It Still Isn't Easy, But Independent Bookstores Are Doing BetterDespite intense competition from Amazon and big-box retailers, there are more independent bookstores now than there were four years ago. Borders' bankruptcy, the "buy local" movement and cooperative publishers have all contributed to the renaissance.
It Still Isn't Easy, But Independent Bookstores Are Doing Better
With another holiday shopping season on the horizon, one group of retailers is doing better than you might expect. Despite intense competition from Amazon and big box retailers, independent bookstores are enjoying a bit of a renaissance.
Robert Sindelar, managing partner at Third Place Books in Seattle, says for a couple of decades independent booksellers have been fighting an uphill battle, but now things are finally improving.
"People who value browsing books, who value physical books, who value engaging other people who read, seek places like this out," Sindelar says. "And more and more people are kind of coming out of the woodwork and finding us."
The buy-local movement has helped independent bookstores — and they got a boost after Borders declared bankruptcy and closed hundreds of retail outlets. Barnes & Noble has shuttered some stores as well.
There are other factors aiding independents, too. Technology has made it easier for them to manage inventories and payrolls cost-effectively. And publishers are now offering indie booksellers like Sindelar more attractive terms than they did in the past.
"Some publishers are offering longer terms to pay," Sindelar explains. "Some offer slightly better discounts, so our cost of goods is a little less." There are deals for returnability and cooperative money for advertising. "It does make a difference. Absolutely," Sindelar says.
Industry consultant Mike Shatzkin believes publishers will continue to offer concessions because publishers want retail bookstores to survive. They don't want Amazon to be the only game in town.
"I think publishers understand that if the bookstore network shrinks to nothing, they are in danger of shrinking to nothing as well," Shatzkin explains. "That's an existential fear that makes them very, very amenable to doing what they can to keep bookstores alive."
The American Booksellers Association counts among its members nearly 2,000 independent bookstores — about 20 percent more than in 2009 — and the number of books they're selling is up from a couple of years ago.
But make no mistake. Running an independent bookstore isn't easy.
Oren Teicher, CEO of the American Booksellers Association, points out that Amazon and big box stores sometimes sell books for less than what they cost the local bookstore.
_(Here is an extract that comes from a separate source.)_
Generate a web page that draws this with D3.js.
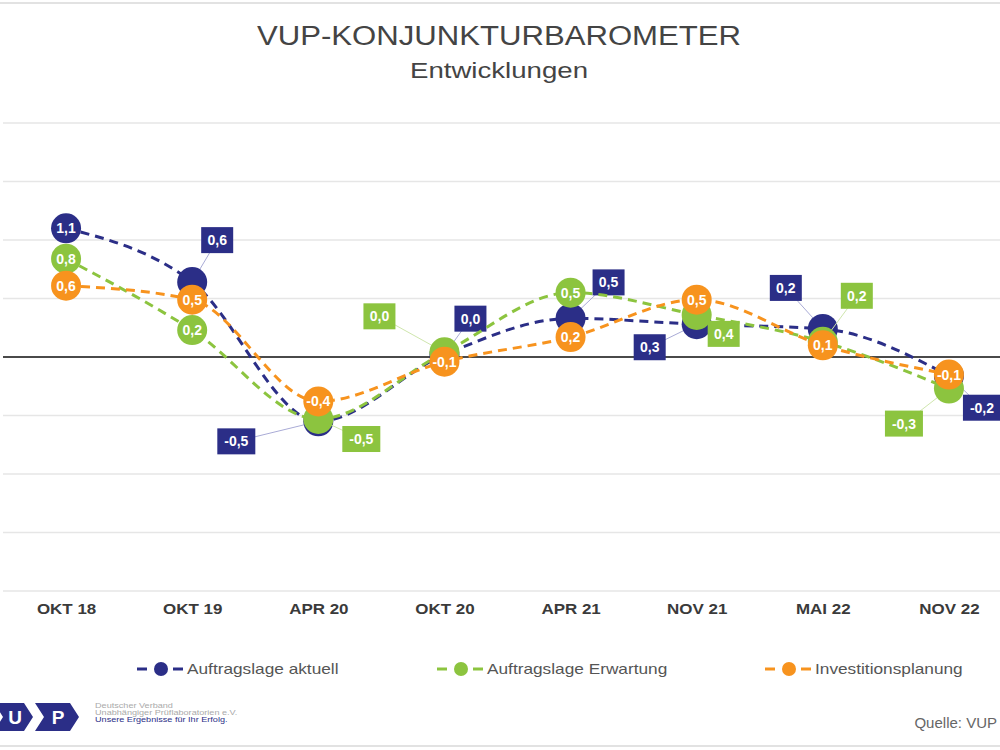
<!DOCTYPE html>
<html>
<head>
<meta charset="utf-8">
<script src="https://cdn.jsdelivr.net/npm/d3@7"></script>
<style>
  body { margin: 0; background: #fff; }
  svg { display: block; font-family: "Liberation Sans", Arial, sans-serif; }
</style>
</head>
<body>
<svg id="chart" width="1000" height="750"></svg>
<script>
// categories
const periods = ["OKT 18", "OKT 19", "APR 20", "OKT 20", "APR 21", "NOV 21", "MAI 22", "NOV 22"];

// plotted values
const aktuellValues = [1.1, 0.64, -0.55, 0.02, 0.33, 0.28, 0.24, -0.16];
const erwartungValues = [0.84, 0.23, -0.53, 0.04, 0.55, 0.36, 0.13, -0.27];
const investValues = [0.61, 0.49, -0.38, -0.04, 0.17, 0.49, 0.1, -0.15];

// printed labels
const aktuellLabels = [1.1, 0.6, -0.5, 0.0, 0.5, 0.3, 0.2, -0.2];
const erwartungLabels = [0.8, 0.2, -0.5, 0.0, 0.5, 0.4, 0.2, -0.3];
const investLabels = [0.6, 0.5, -0.4, -0.1, 0.2, 0.5, 0.1, -0.1];

const yTicks = [-2, -1.5, -1, -0.5, 0, 0.5, 1, 1.5, 2];

// label placement: null = inside the marker, otherwise box offset from marker
const aktuellLabelPos = [null, [25, -42], [-82, 20], [26, -36], [38, -36], [-47, 23], [-37, -41], [33, 32]];
const erwartungLabelPos = [null, null, [43, 20], [-65, -36], null, [27, 19], [34, -46], [-45, 35]];
const investLabelPos = [null, null, null, null, null, null, null, null];

const series = [
  { name: "Auftragslage aktuell", values: aktuellValues, labels: aktuellLabels, pos: aktuellLabelPos,
    color: "#2b2e87", leader: "#a9abd6", legendX: 137 },
  { name: "Auftragslage Erwartung", values: erwartungValues, labels: erwartungLabels, pos: erwartungLabelPos,
    color: "#8cc43f", leader: "#cfe6ad", legendX: 437 },
  { name: "Investitionsplanung", values: investValues, labels: investLabels, pos: investLabelPos,
    color: "#f7931e", leader: "#fbcd95", legendX: 765 }
];

const svg = d3.select("#chart");
const fmt = (v) => d3.format(".1f")(v).replace(".", ",").replace("\u2212", "-");

// the source picture is a bit stretched horizontally
const stretch = (sel, k) =>
  sel.each(function () {
    const w = this.getComputedTextLength();
    d3.select(this).attr("textLength", w * k).attr("lengthAdjust", "spacingAndGlyphs");
  });

// frame lines
svg.append("line").attr("x1", 0).attr("x2", 1000).attr("y1", 3).attr("y2", 3)
  .attr("stroke", "#e2e2e2").attr("stroke-width", 2);
svg.append("line").attr("x1", 0).attr("x2", 1000).attr("y1", 746).attr("y2", 746)
  .attr("stroke", "#e2e2e2").attr("stroke-width", 2);

// title
svg.append("text").attr("x", 499).attr("y", 45).attr("text-anchor", "middle")
  .attr("font-size", 27).attr("fill", "#444")
  .attr("textLength", 484).attr("lengthAdjust", "spacingAndGlyphs")
  .text("VUP-KONJUNKTURBAROMETER");
svg.append("text").attr("x", 499).attr("y", 78).attr("text-anchor", "middle")
  .attr("font-size", 22).attr("fill", "#444")
  .attr("textLength", 178).attr("lengthAdjust", "spacingAndGlyphs")
  .text("Entwicklungen");

// scales
const x = d3.scalePoint().domain(periods).range([3, 1012]).padding(0.5);
const y = d3.scaleLinear().domain([-2, 2]).range([591, 123]);

// gridlines
svg.append("g").selectAll("line").data(yTicks.filter((d) => d !== 0)).join("line")
  .attr("x1", 3).attr("x2", 1000)
  .attr("y1", (d) => y(d)).attr("y2", (d) => y(d))
  .attr("stroke", "#e6e6e6").attr("stroke-width", 1.5);
svg.append("line").attr("x1", 3).attr("x2", 1000).attr("y1", y(0)).attr("y2", y(0))
  .attr("stroke", "#4a4a4a").attr("stroke-width", 2);

// x axis labels
svg.append("g").attr("transform", "translate(0,603)")
  .call(d3.axisBottom(x).tickSize(0).tickPadding(0))
  .call((g) => g.select(".domain").remove())
  .selectAll("text")
  .attr("font-size", 15).attr("font-weight", "bold").attr("fill", "#3a3a3a")
  .attr("font-family", "'Liberation Sans', Arial, sans-serif")
  .call(stretch, 1.13);

const line = d3.line()
  .x((d, i) => x(periods[i]))
  .y((d) => y(d))
  .curve(d3.curveMonotoneX);

// draw each series: line, markers, labels
series.forEach((s) => {
  const g = svg.append("g");
  g.append("path").datum(s.values)
    .attr("d", line).attr("fill", "none")
    .attr("stroke", s.color).attr("stroke-width", 3)
    .attr("stroke-dasharray", "9,6");

  const pts = s.values.map((v, i) => ({ v, i, lab: s.labels[i], pos: s.pos[i] }));

  // leader lines for boxed labels
  g.selectAll(".leader").data(pts.filter((d) => d.pos)).join("line")
    .attr("x1", (d) => x(periods[d.i])).attr("y1", (d) => y(d.v))
    .attr("x2", (d) => x(periods[d.i]) + d.pos[0]).attr("y2", (d) => y(d.v) + d.pos[1])
    .attr("stroke", s.leader).attr("stroke-width", 1);

  g.selectAll(".dot").data(pts).join("circle")
    .attr("cx", (d) => x(periods[d.i])).attr("cy", (d) => y(d.v))
    .attr("r", 15).attr("fill", s.color);

  // labels inside markers
  g.selectAll(".inlab").data(pts.filter((d) => !d.pos)).join("text")
    .attr("x", (d) => x(periods[d.i])).attr("y", (d) => y(d.v) + 5)
    .attr("text-anchor", "middle").attr("font-size", 14).attr("font-weight", "bold")
    .attr("fill", "#fff").text((d) => fmt(d.lab));

  // boxed labels
  const boxed = g.selectAll(".box").data(pts.filter((d) => d.pos)).join("g")
    .attr("transform", (d) => `translate(${x(periods[d.i]) + d.pos[0]},${y(d.v) + d.pos[1]})`);
  boxed.append("rect")
    .attr("x", (d) => (d.lab < 0 ? -19 : -16)).attr("y", -13)
    .attr("width", (d) => (d.lab < 0 ? 38 : 32)).attr("height", 26)
    .attr("fill", s.color);
  boxed.append("text").attr("y", 5).attr("text-anchor", "middle")
    .attr("font-size", 14).attr("font-weight", "bold").attr("fill", "#fff")
    .text((d) => fmt(d.lab));
});

// legend
const legend = svg.append("g").attr("transform", "translate(0,669)");
series.forEach((s) => {
  const lg = legend.append("g").attr("transform", `translate(${s.legendX},0)`);
  lg.append("line").attr("x1", 0).attr("x2", 10).attr("y1", 0).attr("y2", 0)
    .attr("stroke", s.color).attr("stroke-width", 3);
  lg.append("circle").attr("cx", 24).attr("cy", 0).attr("r", 7).attr("fill", s.color);
  lg.append("line").attr("x1", 36).attr("x2", 46).attr("y1", 0).attr("y2", 0)
    .attr("stroke", s.color).attr("stroke-width", 3);
  lg.append("text").attr("x", 50).attr("y", 5).attr("font-size", 15).attr("fill", "#555")
    .text(s.name)
    .call(stretch, 1.15);
});

// logo
const logo = svg.append("g");
logo.append("polygon").attr("points", "-6,703 24,703 33,717 24,731 -6,731 3,717").attr("fill", "#2b2e87");
logo.append("polygon").attr("points", "35,703 70,703 79,717 70,731 35,731 44,717").attr("fill", "#2b2e87");
logo.append("text").attr("x", 15).attr("y", 724).attr("text-anchor", "middle")
  .attr("font-size", 19).attr("font-weight", "bold").attr("fill", "#fff").text("U");
logo.append("text").attr("x", 58).attr("y", 724).attr("text-anchor", "middle")
  .attr("font-size", 19).attr("font-weight", "bold").attr("fill", "#fff").text("P");
logo.append("text").attr("x", 95).attr("y", 708).attr("font-size", 7).attr("fill", "#aaa")
  .text("Deutscher Verband").call(stretch, 1.3);
logo.append("text").attr("x", 95).attr("y", 715).attr("font-size", 7).attr("fill", "#aaa")
  .text("Unabhängiger Prüflaboratorien e.V.").call(stretch, 1.3);
logo.append("text").attr("x", 95).attr("y", 722).attr("font-size", 7).attr("fill", "#2b2e87")
  .text("Unsere Ergebnisse für Ihr Erfolg.").call(stretch, 1.3);

// source (kept fully inside the frame)
svg.append("text").attr("x", 997).attr("y", 728).attr("text-anchor", "end")
  .attr("font-size", 15).attr("fill", "#666")
  .text("Quelle: VUP");
</script>
</body>
</html>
Teicher suggests that Amazon sometimes even sells books for less than Amazon itself pays for them.
"What they're trying to do is develop a longtime relationship with consumers — that they'll sell them flat-screen televisions and diapers, and if they lose a few pennies on the sale of a book because they are helping build their customer base, that's their business model."
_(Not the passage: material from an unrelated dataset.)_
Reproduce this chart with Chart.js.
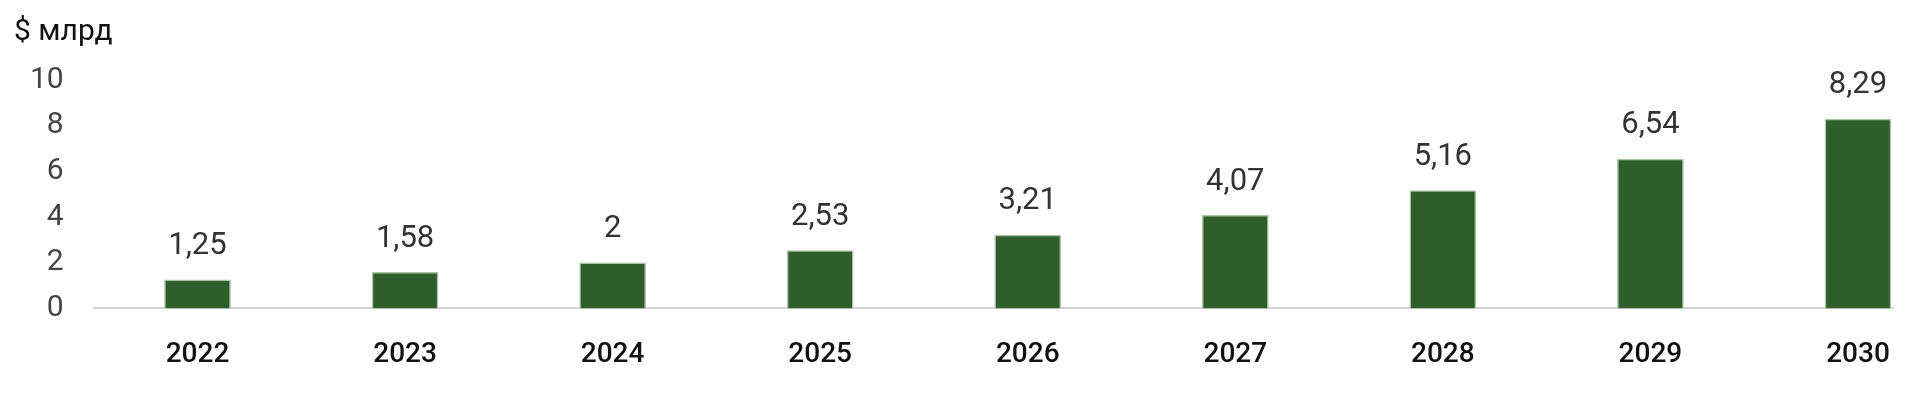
<!DOCTYPE html>
<html>
<head>
<meta charset="utf-8">
<script src="https://cdn.jsdelivr.net/npm/chart.js@4"></script>
<style>
  html, body { margin: 0; padding: 0; background: #fff; }
  #wrap { width: 1920px; height: 402px; }
</style>
</head>
<body>
<div id="wrap"><canvas id="mainChart"></canvas></div>
<script>
const years = ['2022', '2023', '2024', '2025', '2026', '2027', '2028', '2029', '2030'];
const values = [1.25, 1.58, 2, 2.53, 3.21, 4.07, 5.16, 6.54, 8.29];
const yTicks = [0, 2, 4, 6, 8, 10];

const font = 'Roboto, "Noto Sans", sans-serif';

const extras = {
  id: 'extras',
  afterDraw(chart) {
    const { ctx } = chart;
    ctx.save();
    ctx.font = '30px ' + font;
    ctx.fillStyle = '#111';
    ctx.textBaseline = 'middle';
    ctx.textAlign = 'left';
    ctx.fillText('$ млрд', 14, 32);
    const meta = chart.getDatasetMeta(0);
    ctx.fillStyle = '#333';
    ctx.textAlign = 'center';
    ctx.textBaseline = 'bottom';
    ctx.font = '31px ' + font;
    meta.data.forEach((bar, i) => {
      ctx.fillText(String(values[i]).replace('.', ','), bar.x, bar.y - 18);
    });
    ctx.restore();
  }
};

new Chart(document.getElementById('mainChart'), {
  type: 'bar',
  data: {
    datasets: [{
      data: values.map((v, i) => ({ x: i, y: v })),
      backgroundColor: '#2f5e2c',
      borderColor: '#a9c3a5',
      borderWidth: 1.5,
      borderSkipped: 'bottom',
      barThickness: 66,
    }],
  },
  options: {
    responsive: true,
    maintainAspectRatio: false,
    animation: false,
    layout: { padding: { top: 80, left: 0, right: 10, bottom: 0 } },
    plugins: { legend: { display: false }, tooltip: { enabled: false } },
    scales: {
      x: {
        type: 'linear',
        offset: false,
        min: -0.5,
        max: 8.17,
        afterBuildTicks: (axis) => { axis.ticks = years.map((_, i) => ({ value: i })); },
        grid: { display: false, drawTicks: false },
        border: { color: '#d4d4d4', width: 2 },
        ticks: {
          padding: 30,
          color: '#111',
          font: { family: font, size: 28, weight: '500' },
          callback: (v) => years[v],
        },
      },
      y: {
        min: 0,
        max: 10,
        afterBuildTicks: (axis) => { axis.ticks = yTicks.map((v) => ({ value: v })); },
        grid: { display: false, drawTicks: false },
        border: { display: false },
        ticks: {
          padding: 30,
          color: '#444',
          font: { family: font, size: 30 },
        },
      },
    },
  },
  plugins: [extras],
});
</script>
</body>
</html>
Independent booksellers can't begin to compete on price so they promote their expertise, the luxury of browsing, and their contributions to the community — including story times and other free events.
"This bookstore was kind of a stepping stone to kind of integrate myself into the local community," says Jessica Brown of Seattle's Mockingbird Books. "We had just moved here, and I have met more friends just by coming here."
Brown says she could spend less for books online or at a giant retailer, but she chooses to buy books at an independent bookstore.
"I think it's more of the principle — supporting the community and supporting the local booksellers who are trying to make it these days in really hard times," she says. "And I think that if we do that, we are helping one another. "
Independent booksellers can only hope that more and more readers feel the same way.